I sat on the couch and I explained to the boy how sad I was that he didn’t want to go.
I explained that his new teacher was sad and his friends would miss him.
He seemed to listen. He made eye contact and I’m certain he understood.
But he didn’t care and he didn’t move.
He didn’t move until I told him he could come with me to get pancakes with Grandma.
Then the child was up, dressed, and smiling by the door in five minutes. Five. And there were invisible helium balloons attached to his limbs and mood.
He would just so much rather be with me or his dad than with a teacher or an aide or other kids.
He would so much rather be in his own house with his own toys and have his own park nearby than go to school all day.
So, what to do?
I’m back to the never ending question in my head, should I home school him?
I still don’t think that’s the answer.
At least, not for me. I would go insane. Worse than now.
So, really, what do I do?
Another school! A better school. A more appropriate school.
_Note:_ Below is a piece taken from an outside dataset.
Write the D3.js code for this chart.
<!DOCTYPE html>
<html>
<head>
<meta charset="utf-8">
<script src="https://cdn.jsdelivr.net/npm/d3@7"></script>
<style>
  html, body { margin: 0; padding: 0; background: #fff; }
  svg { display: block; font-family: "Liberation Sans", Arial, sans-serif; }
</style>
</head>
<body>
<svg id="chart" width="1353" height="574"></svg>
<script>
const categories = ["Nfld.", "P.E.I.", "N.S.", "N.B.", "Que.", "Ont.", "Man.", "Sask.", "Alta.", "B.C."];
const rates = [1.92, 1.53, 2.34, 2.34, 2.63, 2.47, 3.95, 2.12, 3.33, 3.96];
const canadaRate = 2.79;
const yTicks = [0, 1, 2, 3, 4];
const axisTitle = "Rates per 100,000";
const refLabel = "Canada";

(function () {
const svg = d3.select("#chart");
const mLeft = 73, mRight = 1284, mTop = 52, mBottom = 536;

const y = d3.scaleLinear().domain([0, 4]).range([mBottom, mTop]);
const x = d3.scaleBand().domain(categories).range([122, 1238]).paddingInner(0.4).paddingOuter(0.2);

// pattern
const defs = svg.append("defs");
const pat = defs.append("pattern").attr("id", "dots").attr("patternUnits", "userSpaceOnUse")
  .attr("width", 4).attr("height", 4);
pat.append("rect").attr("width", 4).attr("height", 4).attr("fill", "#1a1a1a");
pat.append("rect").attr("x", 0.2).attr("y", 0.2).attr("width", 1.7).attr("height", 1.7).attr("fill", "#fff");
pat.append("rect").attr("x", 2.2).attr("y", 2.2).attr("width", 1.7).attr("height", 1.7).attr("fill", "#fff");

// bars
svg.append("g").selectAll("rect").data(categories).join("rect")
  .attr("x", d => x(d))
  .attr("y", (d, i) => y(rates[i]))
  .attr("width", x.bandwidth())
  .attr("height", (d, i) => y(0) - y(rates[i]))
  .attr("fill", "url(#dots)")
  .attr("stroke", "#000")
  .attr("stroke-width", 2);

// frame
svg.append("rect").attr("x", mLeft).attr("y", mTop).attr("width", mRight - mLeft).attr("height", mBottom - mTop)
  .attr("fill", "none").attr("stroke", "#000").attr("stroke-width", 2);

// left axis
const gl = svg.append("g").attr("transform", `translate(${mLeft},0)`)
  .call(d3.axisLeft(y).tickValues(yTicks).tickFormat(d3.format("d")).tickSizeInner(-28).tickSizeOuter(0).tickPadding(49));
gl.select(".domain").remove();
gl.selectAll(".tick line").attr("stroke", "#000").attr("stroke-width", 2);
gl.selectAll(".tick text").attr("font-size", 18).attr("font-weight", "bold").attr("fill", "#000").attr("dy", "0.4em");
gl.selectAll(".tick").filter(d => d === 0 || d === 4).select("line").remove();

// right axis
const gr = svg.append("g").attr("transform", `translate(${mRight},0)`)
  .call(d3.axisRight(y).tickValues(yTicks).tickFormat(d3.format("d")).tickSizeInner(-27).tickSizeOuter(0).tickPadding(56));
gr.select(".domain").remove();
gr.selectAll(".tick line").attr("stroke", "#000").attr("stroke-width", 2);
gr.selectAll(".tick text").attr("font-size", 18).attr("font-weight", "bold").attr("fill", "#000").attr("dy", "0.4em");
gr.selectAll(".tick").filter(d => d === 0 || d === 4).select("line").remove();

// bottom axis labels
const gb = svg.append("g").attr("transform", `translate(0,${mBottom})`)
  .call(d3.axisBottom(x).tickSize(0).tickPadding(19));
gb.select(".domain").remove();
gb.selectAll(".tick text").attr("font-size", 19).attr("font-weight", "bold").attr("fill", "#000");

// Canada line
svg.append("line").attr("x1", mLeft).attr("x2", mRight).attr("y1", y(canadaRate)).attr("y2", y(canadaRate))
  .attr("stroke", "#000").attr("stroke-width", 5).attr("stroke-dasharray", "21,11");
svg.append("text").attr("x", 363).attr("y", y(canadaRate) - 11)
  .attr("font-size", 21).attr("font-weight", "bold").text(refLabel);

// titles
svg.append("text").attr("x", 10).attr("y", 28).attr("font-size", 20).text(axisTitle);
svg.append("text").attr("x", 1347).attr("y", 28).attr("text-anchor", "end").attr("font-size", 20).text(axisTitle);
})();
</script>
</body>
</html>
Sounds good. And it’s the number one suggestion we get from everyone, but no one knows what it’s like to be in the car with our son.
He freaks out in traffic. FREAKS OUT.
He hates red lights. He tears the car to pieces when we stop for them – kicks the back of the front seat, throws whatever he can reach. It’s not good.
He can’t stand to go less than 30 miles per hour and he prefers 60.
It’s a miracle that we make it the two miles to the curent school. I can’t imagine what it would be like to drive a longer distance every morning.
A couple of weeks ago, he hit me on the side of the face with a hurled happy meal toy while we were stopped at a light. Not safe. Not fun. Not the stuff of tear-free parenting.
So, really, what do I do?
You know, partly I feel like I’m too dumb to home school him. I’m too foggy headed to teach him anything.
Isn’t that crazy? But it’s how I feel.
I’ve lost a lot of brain cells from sleep deprivation and stress. I don’t remember stuff I learned in school. How am I to teach it to him?
I’m also worried that he picks up on my own lack of regard for public education.
My parents were teachers. I spent many of the Saturdays in my youth drawing giant monsters on the chalkboard in my father’s classroom. I loved school. I respected the institution when I was little.
I still have immense respect for teachers and principals and the staff who show up to impart their wisdom.
But now, I’m convinced the world is going to end, so sitting in a square box all day seems like a waste of time to me. Does my kid pick up on that? Probably. I want him with me. Really, the same sentiment goes for the husband too. Square box, no. With me, yes. Together when the world ends. That’s what I want.
Ah geez, this is getting heavier than I intended. I’m tired. I’m rambling. More tomorrow.
P.S. Almost forgot to cherish the last moments in the parking lot after breakfast with the family…the little boy went around the circle and said “I love you” (with names attached) to every person there. Huge. Didn’t learn that from school.